The room was quiet and it was as if her words had slipped down my throat and wrapped around my heart like a vice, fingers squeezing and causing me to lose my breath—dramatic but true. I felt her words squeeze my heart and bring it up to my throat where it sat and made it hard for me to speak. I kept swallowing, tears briefly welling in my eyes, composed myself quickly, and finally managed a “thank you for sharing that.” Her big brown eyes looked at me in expectation—willing me to say something, to impart upon her some words of wisdom about how I had gained my own confidence, me this woman at 37. And what was I to say? Sitting there, wrapped in my cape? What could I say? I wanted to say a million things:
I’m a fraud.
I have a daughter and it takes almost all of my willpower not to say something bad about myself when I look at the mirror because I don’t want her to have the body image issues I do.
I want to lose the 15 pounds that will likely make my stomach relatively flat again, and while I have a brand new elliptical sitting right behind the desk at which I write (haunting and taunting me even now as I type these words!), I have only used it twice. I sit at my desk and write at night instead—eating pop tarts and drinking coffee (and usually wrapped in a cape).

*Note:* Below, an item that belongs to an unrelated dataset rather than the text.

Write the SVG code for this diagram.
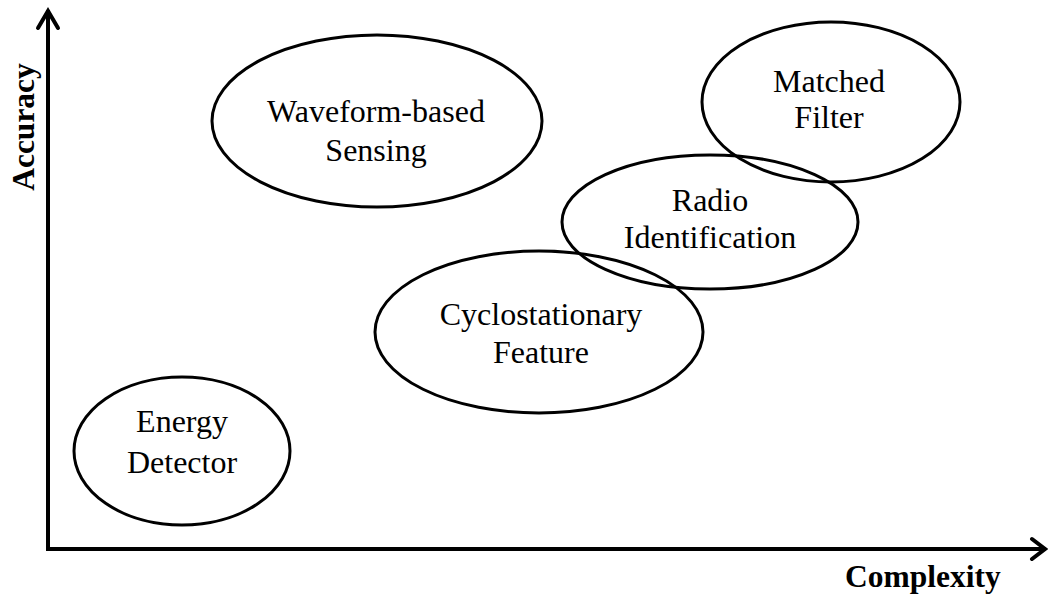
<svg xmlns="http://www.w3.org/2000/svg" width="1048" height="597" viewBox="0 0 1048 597">
  <style>
    .bubble { fill: none; stroke: #000; stroke-width: 3; }
    .label { font-family: "Liberation Serif", "Times New Roman", serif; font-size: 32px; fill: #000; text-anchor: middle; }
    .axis-title { font-family: "Liberation Serif", "Times New Roman", serif; font-size: 31.5px; font-weight: bold; fill: #000; }
    .axis { fill: none; stroke: #000; stroke-width: 4; stroke-linecap: square; stroke-linejoin: miter; }
    .head { fill: none; stroke: #000; stroke-width: 4; stroke-linecap: round; stroke-linejoin: miter; }
  </style>

  <rect width="1048" height="597" fill="#fff"/>

  <!-- Axes -->
  <g id="axes">
    <path class="axis" d="M48 12 V549 H1044"/>
    <path class="head" d="M38 28 L48 11 L58 28"/>
    <path class="head" d="M1032 539 L1045 549 L1032 559"/>
    <text class="axis-title" transform="translate(34 127) rotate(-90)" text-anchor="middle">Accuracy</text>
    <text class="axis-title" x="845" y="587">Complexity</text>
  </g>

  <g id="energy-detector">
    <ellipse class="bubble" cx="182" cy="451" rx="108" ry="74"/>
    <text class="label" x="182" y="432">Energy</text>
    <text class="label" x="182" y="473">Detector</text>
  </g>

  <g id="waveform-based-sensing">
    <ellipse class="bubble" cx="377" cy="121" rx="165" ry="86"/>
    <text class="label" x="376" y="122">Waveform-based</text>
    <text class="label" x="376" y="161">Sensing</text>
  </g>

  <g id="matched-filter">
    <ellipse class="bubble" cx="831" cy="102" rx="129" ry="80"/>
    <text class="label" x="829" y="92">Matched</text>
    <text class="label" x="829" y="128">Filter</text>
  </g>

  <g id="radio-identification">
    <ellipse class="bubble" cx="710" cy="222" rx="148" ry="67"/>
    <text class="label" x="710" y="211">Radio</text>
    <text class="label" x="710" y="248">Identification</text>
  </g>

  <g id="cyclostationary-feature">
    <ellipse class="bubble" cx="539" cy="332" rx="164" ry="81"/>
    <text class="label" x="541" y="325">Cyclostationary</text>
    <text class="label" x="541" y="363">Feature</text>
  </g>
</svg>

Honey, this is my struggle, too.
After thinking for a moment of all that I could or should say to this young, smart, talented, and beautiful girl, I just smiled and said, “I understand. And I so hope you find it, too, because you are amazing. You are amazing, my dear, just the way you are. You are amazing.” And her face changed in reaction to my words—it was like a tiny light went off—small but present.

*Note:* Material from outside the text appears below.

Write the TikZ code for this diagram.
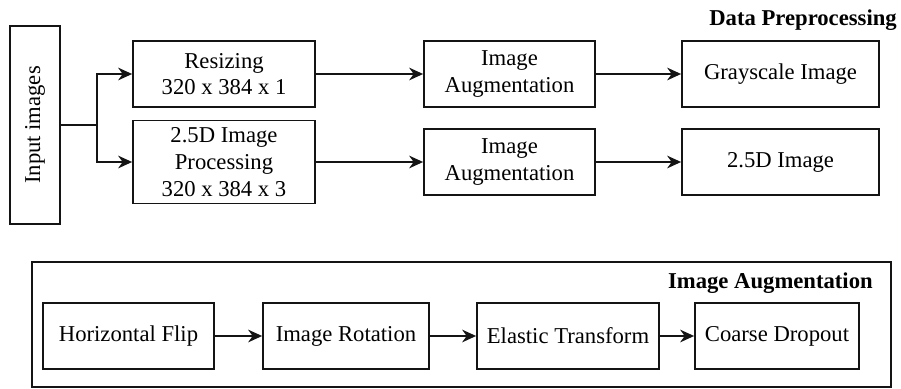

The reading ended, and I went home to my own, young family, and my small daughter crawled into my laps and raised her tiny foot to my mouth for a kiss. Her tiny toenails were painted a pale purple and she giggled when I kissed her foot. And I smiled and said to her, “You are amazing, my dear, just the way you are.” And she giggled and raised the other foot for me to kiss.

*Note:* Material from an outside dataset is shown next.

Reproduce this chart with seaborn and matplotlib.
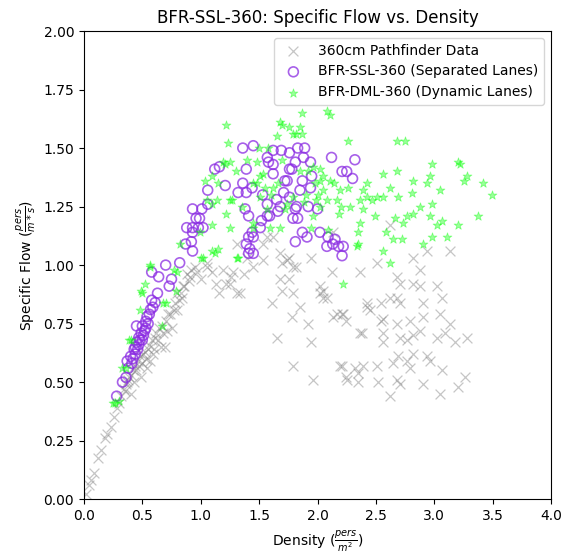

Later, I took off my cape and was standing in front of the mirror, brushing my teeth, and examining my 37-year-old self. Instead of the talk I usually speak to myself, I tried something new after I spit and put the toothbrush away. I tried looking in the mirror and speaking the words I told the girls—one just a toddler and one a teenager. I looked at myself and forced a smile and I said, “You are amazing, my dear, just the way you are.” I said it a few times to myself and you know what? It was so interesting. Because just like the toddler and the teenager, I really started to believe my own words. And that felt holy.